そして、急いで創作したって、最低限のクオリティはキープしてくれるのもわかっているけれど。
とくに当時は、30人近く登場人物のいる対策ばかりだったのだから、信じられない仕事量だ。
その後も、アイデアがない状態から新作を創作したという機会はあった。
アドリブで構築していく特別公演なんかもあった。
監督本人が作家として、どこまで満足できる環境で書けたのかはちょっとわからないけれど。
そんな公演でも評判の良い作品もあったし、何が良くて何が悪いかなんてわからないままだ。
そんな時は、いつも、書いてもらって平気ですか?と確認してきた。
書けるよ。と必ず口にしてくれるけれど。
あくまでも「書ける」であって、「書きたい」ものがある時ばかりではなかった。
映画「セブンガールズ」のシナリオは、5回も書き直した、今までにはない創作だった。
4度の再演をした作品をシナリオに直し、更にそれを推敲して改訂していった。
撮影環境なども考えたうえでの作業だけれど、それにしても今までこんなことはなかった。
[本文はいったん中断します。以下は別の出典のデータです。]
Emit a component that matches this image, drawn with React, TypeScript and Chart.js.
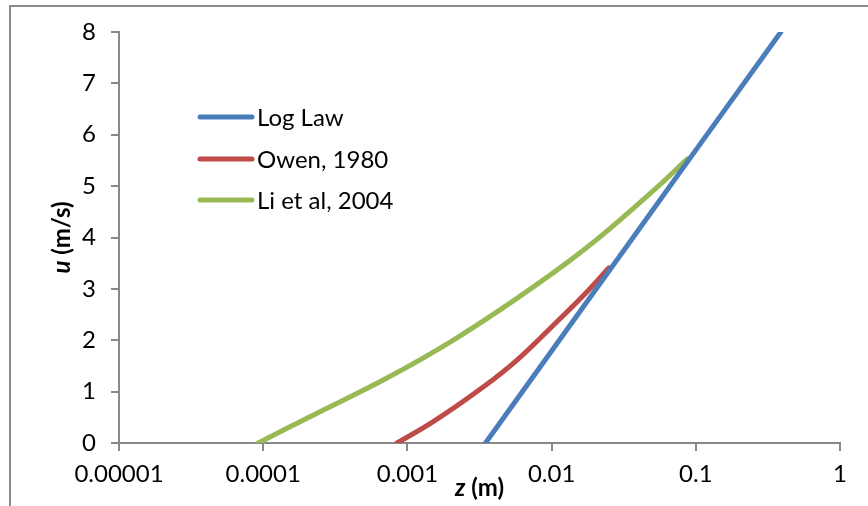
import React, { useEffect, useRef } from "react";
import { Chart, registerables } from "chart.js";

Chart.register(...registerables);

// Height above the surface z (m) and wind speed u (m/s) for each profile
const logLawZ = [0.00348, 0.01, 0.1, 0.389];
const logLawU = [0, 1.79, 5.7, 8.0];

const owenZ = [0.000847, 0.00152, 0.00339, 0.00578, 0.00984, 0.01675, 0.025];
const owenU = [0, 0.42, 1.1, 1.62, 2.24, 2.88, 3.41];

const liZ = [0.0000923, 0.000236, 0.000684, 0.00199, 0.00578, 0.01675, 0.0488, 0.0875];
const liU = [0, 0.58, 1.23, 1.97, 2.82, 3.76, 4.87, 5.53];

const seriesNames = ["Log Law", "Owen, 1980", "Li et al, 2004"];
const seriesColors = ["#4A7EBB", "#BE4B48", "#98B954"];

const xTickValues = [0.00001, 0.0001, 0.001, 0.01, 0.1, 1];
const xTickLabels = ["0.00001", "0.0001", "0.001", "0.01", "0.1", "1"];

const FONT = "Lato, 'Open Sans', sans-serif";
const FONT_SIZE = 24;
const AXIS_GRAY = "#898989";

const toPoints = (zs: number[], us: number[]) => zs.map((z, i) => ({ x: z, y: us[i] }));

const decorPlugin = {
  id: "decor",
  beforeDraw(chart: any) {
    const { ctx, width, height } = chart;
    ctx.save();
    ctx.fillStyle = "#fff";
    ctx.fillRect(0, 0, width, height);
    ctx.strokeStyle = AXIS_GRAY;
    ctx.lineWidth = 2;
    ctx.strokeRect(10, 6, width + 20, height + 20);
    ctx.restore();
  },
  afterDraw(chart: any) {
    const { ctx, chartArea } = chart;
    ctx.save();
    // legend inside the plot
    const legendY = [117, 159, 200];
    seriesNames.forEach((name, i) => {
      ctx.strokeStyle = seriesColors[i];
      ctx.lineWidth = 5;
      ctx.lineCap = "round";
      ctx.beginPath();
      ctx.moveTo(200, legendY[i]);
      ctx.lineTo(252, legendY[i]);
      ctx.stroke();
      ctx.fillStyle = "#000";
      ctx.font = `${FONT_SIZE}px ${FONT}`;
      ctx.textAlign = "left";
      ctx.textBaseline = "middle";
      ctx.fillText(name, 257, legendY[i] + 1);
    });

    // x axis title: italic z, then (m)
    const cx = (chartArea.left + chartArea.right) / 2;
    const partA = "z";
    const partB = " (m)";
    ctx.textBaseline = "middle";
    ctx.font = `italic bold ${FONT_SIZE}px ${FONT}`;
    const wA = ctx.measureText(partA).width;
    ctx.font = `bold ${FONT_SIZE}px ${FONT}`;
    const wB = ctx.measureText(partB).width;
    const x0 = cx - (wA + wB) / 2;
    ctx.textAlign = "left";
    ctx.font = `italic bold ${FONT_SIZE}px ${FONT}`;
    ctx.fillText(partA, x0, 488);
    ctx.font = `bold ${FONT_SIZE}px ${FONT}`;
    ctx.fillText(partB, x0 + wA, 488);

    // y axis title: italic u, then (m/s), rotated
    const cy = (chartArea.top + chartArea.bottom) / 2;
    ctx.translate(62, cy);
    ctx.rotate(-Math.PI / 2);
    const pA = "u";
    const pB = " (m/s)";
    ctx.font = `italic bold ${FONT_SIZE}px ${FONT}`;
    const vA = ctx.measureText(pA).width;
    ctx.font = `bold ${FONT_SIZE}px ${FONT}`;
    const vB = ctx.measureText(pB).width;
    const y0 = -(vA + vB) / 2;
    ctx.font = `italic bold ${FONT_SIZE}px ${FONT}`;
    ctx.fillText(pA, y0, 0);
    ctx.font = `bold ${FONT_SIZE}px ${FONT}`;
    ctx.fillText(pB, y0 + vA, 0);
    ctx.restore();
  },
};

export default function App() {
  const canvasRef = useRef<HTMLCanvasElement | null>(null);

  useEffect(() => {
    document.body.style.margin = "0";
    const canvas = canvasRef.current;
    if (!canvas) return;

    const lineStyle = (i: number) => ({
      borderColor: seriesColors[i],
      backgroundColor: seriesColors[i],
      borderWidth: 5,
      borderCapStyle: "round" as const,
      pointRadius: 0,
      fill: false,
      tension: 0.4,
    });

    const chart = new Chart(canvas, {
      type: "line",
      data: {
        datasets: [
          { label: seriesNames[0], data: toPoints(logLawZ, logLawU), ...lineStyle(0), tension: 0 },
          { label: seriesNames[1], data: toPoints(owenZ, owenU), ...lineStyle(1) },
          { label: seriesNames[2], data: toPoints(liZ, liU), ...lineStyle(2) },
        ],
      },
      options: {
        responsive: false,
        animation: false,
        layout: { padding: { left: 0, top: 32, right: 28, bottom: 0 } },
        plugins: {
          legend: { display: false },
          tooltip: { enabled: false },
        },
        scales: {
          x: {
            type: "logarithmic",
            min: xTickValues[0],
            max: xTickValues[xTickValues.length - 1],
            afterBuildTicks: (scale: any) => {
              scale.ticks = xTickValues.map((v) => ({ value: v, major: true }));
            },
            afterFit: (scale: any) => {
              scale.height = 63;
            },
            grid: {
              drawOnChartArea: false,
              drawTicks: true,
              tickLength: 8,
              color: AXIS_GRAY,
              lineWidth: 2,
            },
            border: { display: true, color: AXIS_GRAY, width: 2 },
            ticks: {
              autoSkip: false,
              maxRotation: 0,
              padding: 9,
              color: "#000",
              font: { family: FONT, size: FONT_SIZE },
              callback: (value: any) => {
                const idx = xTickValues.findIndex((v) => Math.abs(Math.log10(v) - Math.log10(value)) < 1e-6);
                return idx >= 0 ? xTickLabels[idx] : "";
              },
            },
          },
          y: {
            type: "linear",
            min: 0,
            max: 8,
            afterFit: (scale: any) => {
              scale.width = 119;
            },
            grid: {
              drawOnChartArea: false,
              drawTicks: true,
              tickLength: 8,
              color: AXIS_GRAY,
              lineWidth: 2,
            },
            border: { display: true, color: AXIS_GRAY, width: 2 },
            ticks: {
              stepSize: 1,
              padding: 15,
              color: "#000",
              font: { family: FONT, size: FONT_SIZE },
            },
          },
        },
      },
      plugins: [decorPlugin],
    });

    return () => chart.destroy();
  }, []);

  return <canvas ref={canvasRef} width={868} height={506} style={{ display: "block", width: 868, height: 506 }} />;
}
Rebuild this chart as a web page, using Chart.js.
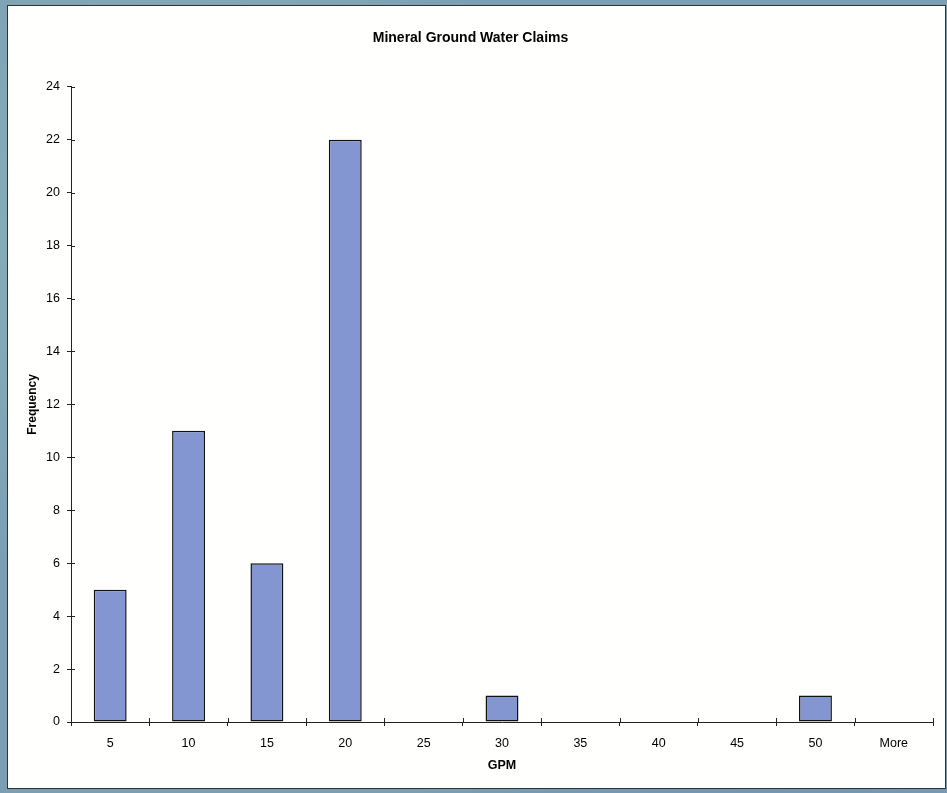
<!DOCTYPE html>
<html>
<head>
<meta charset="utf-8">
<script src="https://cdn.jsdelivr.net/npm/chart.js@4.4.0/dist/chart.umd.min.js"></script>
<style>
    html, body { margin: 0; padding: 0; }
    body {
        width: 947px;
        height: 793px;
        background: #7a9fb4;
        background-image: radial-gradient(circle at 20% 30%, #8db6bb 0, transparent 40%),
                          radial-gradient(circle at 80% 70%, #6a8db4 0, transparent 45%);
        position: relative;
        overflow: hidden;
    }
    #frame {
        position: absolute;
        left: 7px;
        top: 5px;
        width: 937px;
        height: 782px;
        border: 1px solid #333;
        background: #fffffd;
    }
    canvas { display: block; }
</style>
</head>
<body>
<div id="frame">
    <canvas id="myChart" width="937" height="782"></canvas>
</div>
<script>
// Histogram bins (GPM) and counts
var gpmBins = ['5', '10', '15', '20', '25', '30', '35', '40', '45', '50', 'More'];
var frequency = [5, 11, 6, 22, 0, 1, 0, 0, 0, 1, 0];
var yMin = 0;
var yMax = 24;
var yStep = 2;

// tick marks in the original cross the axis, chart.js only draws the outer half
const innerTicks = {
    id: 'innerTicks',
    afterDraw: function (chart) {
        var ctx = chart.ctx;
        var area = chart.chartArea;
        var x = chart.scales.x;
        var y = chart.scales.y;
        ctx.save();
        ctx.strokeStyle = '#222';
        ctx.lineWidth = 1;
        ctx.beginPath();
        for (var i = 0; i < y.ticks.length; i++) {
            var py = Math.round(y.getPixelForTick(i)) + 0.5;
            ctx.moveTo(area.left, py);
            ctx.lineTo(area.left + 4, py);
        }
        for (var j = 0; j < x.ticks.length - 1; j++) {
            var px = Math.round((x.getPixelForTick(j) + x.getPixelForTick(j + 1)) / 2) + 0.5;
            ctx.moveTo(px, area.bottom);
            ctx.lineTo(px, area.bottom - 4);
        }
        ctx.moveTo(Math.round(area.right) + 0.5, area.bottom);
        ctx.lineTo(Math.round(area.right) + 0.5, area.bottom - 4);
        ctx.stroke();
        ctx.restore();
    }
};

const data = {
    labels: gpmBins,
    datasets: [{
        label: 'Frequency',
        data: frequency,
        backgroundColor: '#8496d1',
        borderColor: '#111',
        borderWidth: 1.5,
        borderSkipped: false,
        barPercentage: 0.42,
        categoryPercentage: 1.0
    }]
};

const config = {
    type: 'bar',
    data: data,
    options: {
        responsive: false,
        animation: false,
        devicePixelRatio: 1,
        layout: {
            padding: { left: 0, right: 12, top: 0, bottom: 0 }
        },
        plugins: {
            legend: { display: false },
            tooltip: { enabled: false },
            title: {
                display: true,
                text: 'Mineral Ground Water Claims',
                color: '#000',
                font: { family: 'Liberation Sans, Arial, sans-serif', size: 14, weight: 'bold' },
                padding: { top: 24, bottom: 40 }
            }
        },
        scales: {
            x: {
                offset: true,
                grid: {
                    display: true,
                    offset: true,
                    drawOnChartArea: false,
                    drawTicks: true,
                    tickLength: 4,
                    color: '#222'
                },
                border: { display: true, color: '#222', width: 1 },
                ticks: {
                    color: '#000',
                    padding: 10,
                    font: { family: 'Liberation Sans, Arial, sans-serif', size: 12.5 }
                },
                title: {
                    display: true,
                    text: 'GPM',
                    color: '#000',
                    font: { family: 'Liberation Sans, Arial, sans-serif', size: 12.5, weight: 'bold' },
                    padding: { top: 0, bottom: 15 }
                },
                afterFit: function (scale) { scale.height = 66; }
            },
            y: {
                min: yMin,
                max: yMax,
                grid: {
                    display: true,
                    drawOnChartArea: false,
                    drawTicks: true,
                    tickLength: 4,
                    color: '#222'
                },
                border: { display: true, color: '#222', width: 1 },
                ticks: {
                    stepSize: yStep,
                    color: '#000',
                    padding: 7,
                    font: { family: 'Liberation Sans, Arial, sans-serif', size: 12.5 }
                },
                title: {
                    display: true,
                    text: 'Frequency',
                    color: '#000',
                    font: { family: 'Liberation Sans, Arial, sans-serif', size: 12, weight: 'bold' },
                    padding: { top: 17, bottom: 0 }
                },
                afterFit: function (scale) { scale.width = 63; }
            }
        }
    },
    plugins: [innerTicks]
};

var myChart = new Chart(
    document.getElementById('myChart'),
    config
);
</script>
</body>
</html>
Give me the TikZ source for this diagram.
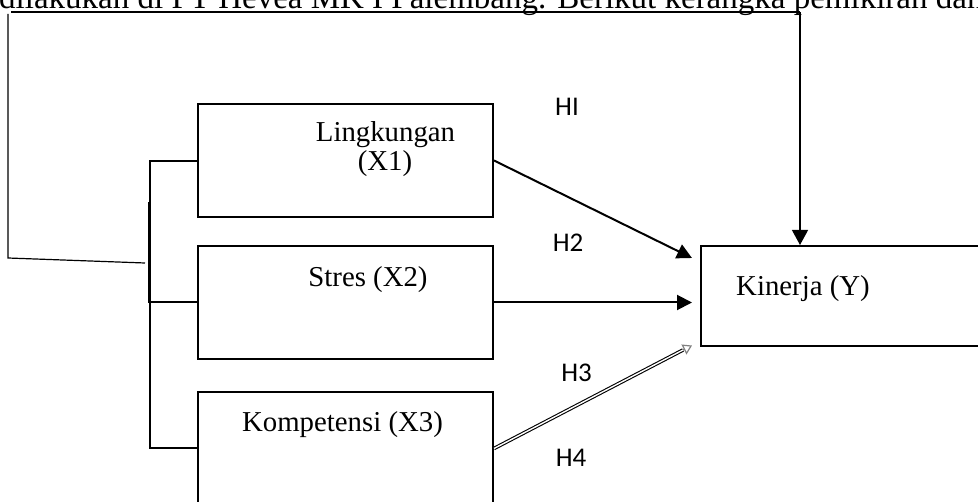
\documentclass[tikz,border=0pt]{standalone}
\usepackage{fontspec}
\setmainfont{Liberation Serif}
\newfontfamily\hfont{Carlito}
\usetikzlibrary{arrows.meta}
\tikzset{
  box/.style={draw, line width=2pt, rectangle, inner sep=0pt},
  btext/.style={inner sep=0pt, anchor=base, font=\fontsize{28.8}{34}\selectfont},
  hlabel/.style={inner sep=0pt, anchor=base, font=\hfont\fontsize{27}{30}\selectfont},
  arr/.style={line width=2pt, -{Triangle[length=15pt,width=15pt]}},
  thin/.style={line width=1.2pt},
}
\begin{document}
\begin{tikzpicture}[x=1pt,y=-1pt]
\useasboundingbox (0,0) rectangle (978,502);
\clip (0,0) rectangle (978,502);
% top cut text
\node[inner sep=0pt, anchor=base west, font=\fontsize{33}{36}\selectfont] (top) at (-1,8.5) {dilakukan di PT Hevea MK I Palembang. Berikut kerangka pemikiran dan};
% boxes
\node[box, minimum width=295pt, minimum height=113pt] (b1) at (345.5,160.5) {};
\node[box, minimum width=295pt, minimum height=113pt] (b2) at (345.5,302.5) {};
\node[box, minimum width=295pt, minimum height=113pt] (b3) at (345.5,448.5) {};
\node[box, minimum width=289pt, minimum height=100pt] (y) at (845.5,296) {};
% box texts
\node[btext] (t1a) at (385.5,142) {Lingkungan};
\node[btext] (t1b) at (385,171) {(X1)};
\node[btext] (t2) at (368,287) {Stres (X2)};
\node[btext] (t3) at (342.5,432) {Kompetensi (X3)};
\node[btext] (ty) at (803,296) {Kinerja (Y)};
% labels
\node[hlabel] (h1) at (567,116) {HI};
\node[hlabel] (h2) at (568,252) {H2};
\node[hlabel] (h3) at (576.5,382) {H3};
\node[hlabel] (h4) at (571,467) {H4};
% bracket on left
\coordinate (bt) at (150,161);
\coordinate (bm) at (150,302.5);
\coordinate (bb) at (150,448);
\draw[line width=2pt] (b1.west |- bt) -- (bt) -- (bb) -- (b3.west |- bb);
\draw[line width=2pt] (bm) -- (b2.west);
\draw[line width=3pt] (149.5,202) -- (149.5,303);
% outer feedback line
\coordinate (l0) at (145,263);
\coordinate (l1) at (8,258);
\coordinate (l2) at (8,14);
\coordinate (l3) at (11,12);
\coordinate (l4) at (800,12);
\draw[thin] (l0) -- (l1) -- (l2);
\draw[line width=1.6pt] (l3) -- (l4);
\draw[thin, -{Triangle[length=15pt,width=16pt]}] (l4) -- (l4 |- y.north);
% arrows to Kinerja
\coordinate (a1) at (692,258);
\coordinate (a2) at (692,302.5);
\coordinate (a3s) at (683,350);
\coordinate (a3) at (692,345.5);
\draw[arr] (b1.east) -- (a1);
\draw[arr] (b2.east) -- (a2);
\draw[line width=1.1pt, double, double distance=1.4pt] (b3.east) -- (a3s);
\draw[line width=1.2pt, gray, -{Triangle[open,length=9pt,width=11pt]}] (a3s) -- (a3);
\end{tikzpicture}
\end{document}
いや、なかったというよりも、出来る機会が環境がなかった。
だから、初長編映画監督という挑戦の前で、公演はやめましょうと提案した。
とにかく、満足するまで徹底的にセブンガールズに取り組んでほしかったから。
あれだけ改訂したのに、現場でカットしたセリフもあるし、編集でのカットもあった。
だから、完成なんてきっと、どこまで行ってもないのだけれど。
それにしたって、急ぎすぎて後悔するようなシナリオにだけはしてほしくなかった。
もちろん、仕事でそんなことは言ってられない。
依頼が来れば、よほどのことがない限り、書くはずだ。
でも、劇団は少し違う。
いわば、自分のアトリエなのだから。
仕事で頂く以上の・・・つまりプロ以上の、こだわりの現場だからだ。
書くと同じ意味で、書かないを選択してもいい場所だ。
だからと言って、再演が決まれば結局1から改訂稿を書き出してしまうのだけれど。
ライター的なことだって出来るけれど、やっぱり作家なのだ。
映画を公開するという事は。
この監督はこういう作家ですと発表することだ。
その先のことを考える。
例え上映規模が小さくてもだ。
もう「書けるよ」で書かせてはいけない。
「かぶく者」の時と同じことだ。
「書きたい」ものがみつかるまで、辛抱強く待つ。
満足できることは、なかなか難しいとしても。
自分の頭の中でプロットを組み立てて、クライマックスを想定して。
キャラクターも生みだして。
最初のシーンから最後のシーンまで、一本に繋がっているような。
それが評判が良いか悪いかも関係なく、そういう作品で勝負をして欲しい。
この冬。
例え伸びても、春までには、上映が決まる予定だ。
そして、来年は劇団の20周年にもなる。
ここで、そういう満足できる作品を発表してほしいと願っている。
じっくりと練って。
もちろん、プロットを書いて寄こせなんて言わない。
監督の頭の中で組み立てているよと言ってくれるだけでいい。
そういう自分で勝負するぞと思えるような、作品を準備してほしい。
そう、監督に伝えてある。
誰もがそれを待っているからだ。
何度も何度も、稽古場で涙を流した、すごい作品を書いて欲しい。
それが大好きだし、いつもいつも楽しみで仕方がない。
セブンガールズのシナリオほどの時間がある機会も環境も、もうないかもしれない。
だとしても。あの信じられない分量のシナリオを思えばこそ。
どう考えても熱量がないと出来ない改訂の数を思えばこそ。
あのまるで全体が一つの詩のような、新しい作品を書いて欲しいと願ってしまう。
その為に何が出来るだろう?
自分に出来ることなんか少ないけれど。
やれることをどんどんやらないといけないんじゃないだろうか?
だって、20年も、数十作も、台本を書き続けてくれたのだから。
これは、監督にとっての20周年でもあるのだから。